[Task to carry out] Give the data below again exactly as it stands. Omit the pictures.

━━━━━ Source material ━━━━━

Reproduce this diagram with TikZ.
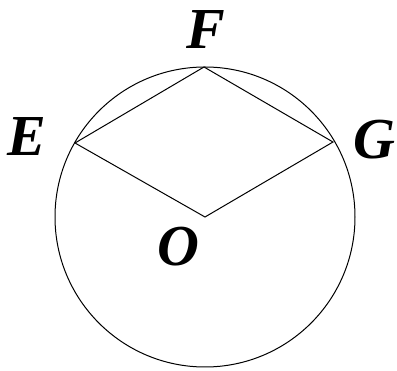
\documentclass[tikz,border=0pt]{standalone}
\usepackage{fontspec}
\setmainfont{Liberation Serif}
\begin{document}
\begin{tikzpicture}[x=1pt,y=-1pt,
  lbl/.style={font=\fontsize{58}{58}\selectfont\bfseries\itshape, inner sep=0pt},
  edge/.style={line width=1pt}]
\useasboundingbox (0,0) rectangle (397,371);
\coordinate (O) at (205,217);
\coordinate (E) at (75,143);
\coordinate (F) at (204,67);
\coordinate (G) at (333,142);
\draw[edge] (O) circle (150);
\draw[edge] (E) -- (F) -- (G) -- (O) -- cycle;
\node[lbl] (lF) at (206,30) {F};
\node[lbl] (lE) at (27,137) {E};
\node[lbl] (lG) at (374,140) {G};
\node[lbl] (lO) at (178,247) {O};
\end{tikzpicture}
\end{document}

━━━━━

[Expected output]
Reproduce this diagram with TikZ.
\documentclass[tikz,border=0pt]{standalone}
\usepackage{fontspec}
\setmainfont{Liberation Serif}
\begin{document}
\begin{tikzpicture}[x=1pt,y=-1pt,
  lbl/.style={font=\fontsize{58}{58}\selectfont\bfseries\itshape, inner sep=0pt},
  edge/.style={line width=1pt}]
\useasboundingbox (0,0) rectangle (397,371);
\coordinate (O) at (205,217);
\coordinate (E) at (75,143);
\coordinate (F) at (204,67);
\coordinate (G) at (333,142);
\draw[edge] (O) circle (150);
\draw[edge] (E) -- (F) -- (G) -- (O) -- cycle;
\node[lbl] (lF) at (206,30) {F};
\node[lbl] (lE) at (27,137) {E};
\node[lbl] (lG) at (374,140) {G};
\node[lbl] (lO) at (178,247) {O};
\end{tikzpicture}
\end{document}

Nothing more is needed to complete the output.